__Supplied records__:
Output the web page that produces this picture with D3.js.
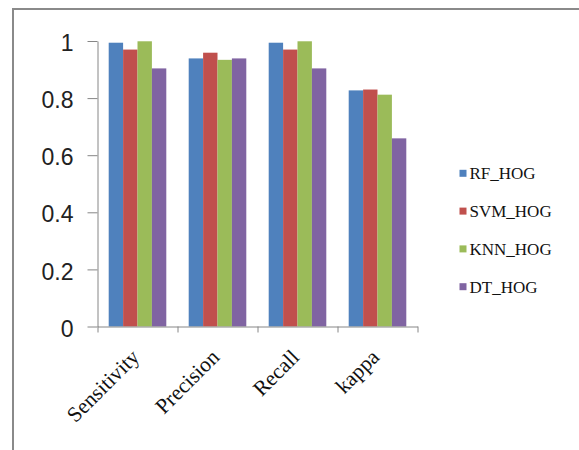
<!DOCTYPE html>
<html><head><meta charset="utf-8">
<script src="https://cdn.jsdelivr.net/npm/d3@7"></script>
<style>html,body{margin:0;padding:0;background:#fff;} svg{display:block;}</style>
</head><body>
<svg id="c" width="579" height="450"></svg>
<script>
const categories = ["Sensitivity", "Precision", "Recall", "kappa"];
const seriesNames = ["RF_HOG", "SVM_HOG", "KNN_HOG", "DT_HOG"];
const RF_HOG  = [0.994, 0.939, 0.994, 0.827];
const SVM_HOG = [0.970, 0.959, 0.970, 0.830];
const KNN_HOG = [0.999, 0.934, 0.999, 0.812];
const DT_HOG  = [0.904, 0.939, 0.904, 0.659];
const yTicks = [0, 0.2, 0.4, 0.6, 0.8, 1];
const colors = ["#4F81BD", "#C0504D", "#9BBB59", "#8064A2"];

const values = [RF_HOG, SVM_HOG, KNN_HOG, DT_HOG];
const svg = d3.select("#c");

// outer frame (left & top)
svg.append("path").attr("d", "M13,450V9H579").attr("fill", "none")
  .attr("stroke", "#8a8a8a").attr("stroke-width", 2);

const x0 = 97.5, x1 = 417.5, yB = 326.5, yT = 41;
const x = d3.scaleBand().domain(categories).range([x0, x1]).paddingInner(0.28).paddingOuter(0.14);
const xs = d3.scaleBand().domain(seriesNames).range([0, x.bandwidth()]);
const xb = d3.scaleLinear().domain([0, categories.length]).range([x0, x1]);
const y = d3.scaleLinear().domain([0, 1]).range([yB, yT]);

const data = [];
categories.forEach((c, i) => seriesNames.forEach((s, j) => data.push({c, s, j, v: values[j][i]})));

svg.append("g").selectAll("rect").data(data).join("rect")
  .attr("x", d => x(d.c) + xs(d.s))
  .attr("y", d => y(d.v))
  .attr("width", xs.bandwidth())
  .attr("height", d => yB - y(d.v))
  .attr("fill", d => colors[d.j]);

// y axis
const ya = svg.append("g").attr("transform", `translate(${x0},0)`)
  .call(d3.axisLeft(y).tickValues(yTicks).tickSize(10).tickSizeOuter(0).tickPadding(14)
    .tickFormat(d => d === 0 ? "0" : d === 1 ? "1" : d3.format(".1f")(d)));
ya.selectAll("path,line").attr("stroke", "#868686");
ya.selectAll("text").attr("font-family", "Liberation Sans, Arial, sans-serif")
  .attr("font-size", 23).attr("fill", "#222").attr("dy", "0.42em");

// x axis (boundary ticks)
const xa = svg.append("g").attr("transform", `translate(0,${yB})`)
  .call(d3.axisBottom(xb).tickValues(d3.range(categories.length + 1)).tickSize(6).tickSizeOuter(0).tickFormat(""));
xa.selectAll("path,line").attr("stroke", "#868686");

// x labels
const xl = svg.append("g").attr("transform", `translate(0,${yB})`)
  .call(d3.axisBottom(x).tickSize(0).tickPadding(0));
xl.select(".domain").remove();
xl.selectAll("text")
  .attr("font-family", "Liberation Serif, Times New Roman, serif").attr("font-size", 21.5).attr("fill", "#111")
  .attr("text-anchor", "end").attr("dy", 0).attr("y", 0)
  .attr("transform", "translate(3,32) rotate(-45)");

// legend
const lg = svg.append("g");
const ly = d3.scalePoint().domain(seriesNames).range([173.3, 286.7]);
seriesNames.forEach((s, j) => {
  lg.append("rect").attr("x", 459.5).attr("y", ly(s) - 3.5).attr("width", 7).attr("height", 7).attr("fill", colors[j]);
  lg.append("text").attr("x", 469.5).attr("y", ly(s) + 6)
    .attr("font-family", "Liberation Serif, Times New Roman, serif").attr("font-size", 17).attr("fill", "#111")
    .text(s);
});
</script>
</body></html>
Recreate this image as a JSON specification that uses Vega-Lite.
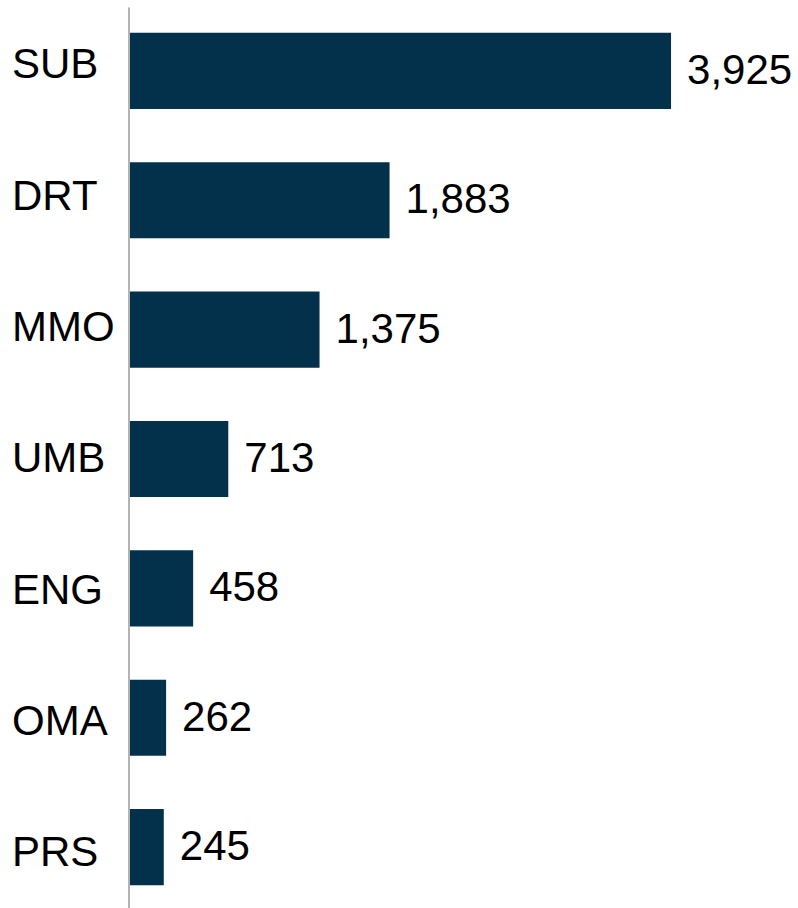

__Task objective__: With the pictures left out, restate word for word every line of the data above, from the first down to the line that contains "d => colors[d.j]);".

__Answer to this exercise__:
Output the web page that produces this picture with D3.js.
<!DOCTYPE html>
<html><head><meta charset="utf-8">
<script src="https://cdn.jsdelivr.net/npm/d3@7"></script>
<style>html,body{margin:0;padding:0;background:#fff;} svg{display:block;}</style>
</head><body>
<svg id="c" width="579" height="450"></svg>
<script>
const categories = ["Sensitivity", "Precision", "Recall", "kappa"];
const seriesNames = ["RF_HOG", "SVM_HOG", "KNN_HOG", "DT_HOG"];
const RF_HOG  = [0.994, 0.939, 0.994, 0.827];
const SVM_HOG = [0.970, 0.959, 0.970, 0.830];
const KNN_HOG = [0.999, 0.934, 0.999, 0.812];
const DT_HOG  = [0.904, 0.939, 0.904, 0.659];
const yTicks = [0, 0.2, 0.4, 0.6, 0.8, 1];
const colors = ["#4F81BD", "#C0504D", "#9BBB59", "#8064A2"];

const values = [RF_HOG, SVM_HOG, KNN_HOG, DT_HOG];
const svg = d3.select("#c");

// outer frame (left & top)
svg.append("path").attr("d", "M13,450V9H579").attr("fill", "none")
  .attr("stroke", "#8a8a8a").attr("stroke-width", 2);

const x0 = 97.5, x1 = 417.5, yB = 326.5, yT = 41;
const x = d3.scaleBand().domain(categories).range([x0, x1]).paddingInner(0.28).paddingOuter(0.14);
const xs = d3.scaleBand().domain(seriesNames).range([0, x.bandwidth()]);
const xb = d3.scaleLinear().domain([0, categories.length]).range([x0, x1]);
const y = d3.scaleLinear().domain([0, 1]).range([yB, yT]);

const data = [];
categories.forEach((c, i) => seriesNames.forEach((s, j) => data.push({c, s, j, v: values[j][i]})));

svg.append("g").selectAll("rect").data(data).join("rect")
  .attr("x", d => x(d.c) + xs(d.s))
  .attr("y", d => y(d.v))
  .attr("width", xs.bandwidth())
  .attr("height", d => yB - y(d.v))
  .attr("fill", d => colors[d.j]);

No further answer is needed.